# Форум 1С > Общие вопросы по 1С - Бухгалтерии >  непредвиденная ситуация в 1с 8.3

## Виктория809

Добрый день!
При выбивании чека в 1С:Предприятие 8.3 (8.3.18.1483) Бухгалтерия предприятия, редакция 3.0 (3.0.100.20) выдает ошибку: "К сожалению возникла непредвиденная ситуация. Код 0000000000065526. Но ККТ в 1С формирует закрытие и открытие смены. Чеки выходят.

----------


## alexandr_ll

> Добрый день!
> При выбивании чека в 1С:Предприятие 8.3 (8.3.18.1483) Бухгалтерия предприятия, редакция 3.0 (3.0.100.20) выдает ошибку: "К сожалению возникла непредвиденная ситуация. Код 0000000000065526. Но ККТ в 1С формирует закрытие и открытие смены. Чеки выходят.
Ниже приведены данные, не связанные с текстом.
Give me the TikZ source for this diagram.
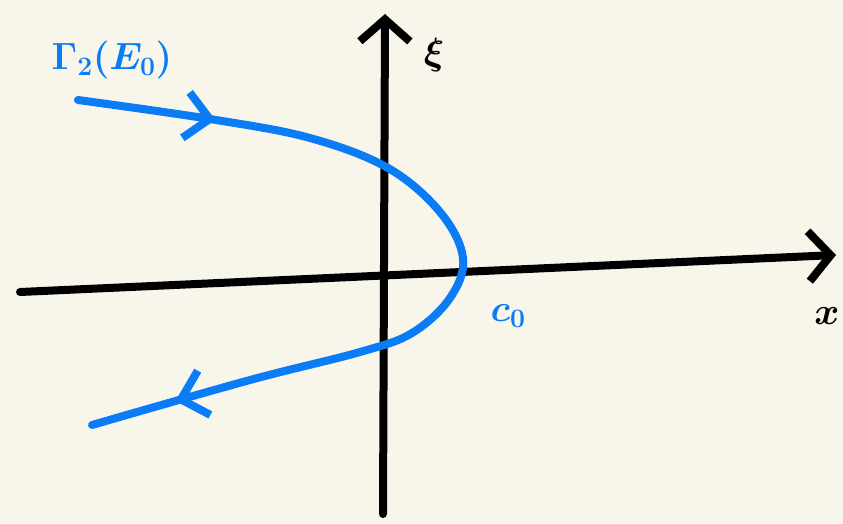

Сделайте стандартные: очистка кэша, тестирование и исправление, обновление платформы и конфигурации.

----------

sternu (27.09.2021)

----------


## sternu

Виктория, добрый день!
Вам удалось разобраться с Вашей проблемой? У нас такая же ошибка при пробитии чека. Очистка кэша и тестирование/исправление не помогли. Помогло ли Вам обновление конфигурации?

----------


## alexandr_ll

> Виктория, добрый день!
> Вам удалось разобраться с Вашей проблемой? У нас такая же ошибка при пробитии чека. Очистка кэша и тестирование/исправление не помогли. Помогло ли Вам обновление конфигурации?


Возможно, это
https://buh.ru/forum/forum18375/topic95640/

----------


## sternu

Обновление конфигурации до релиза 3.0.102.11 помогло, даже патч от 24.09.2021 к этому релизу не понадобился )

----------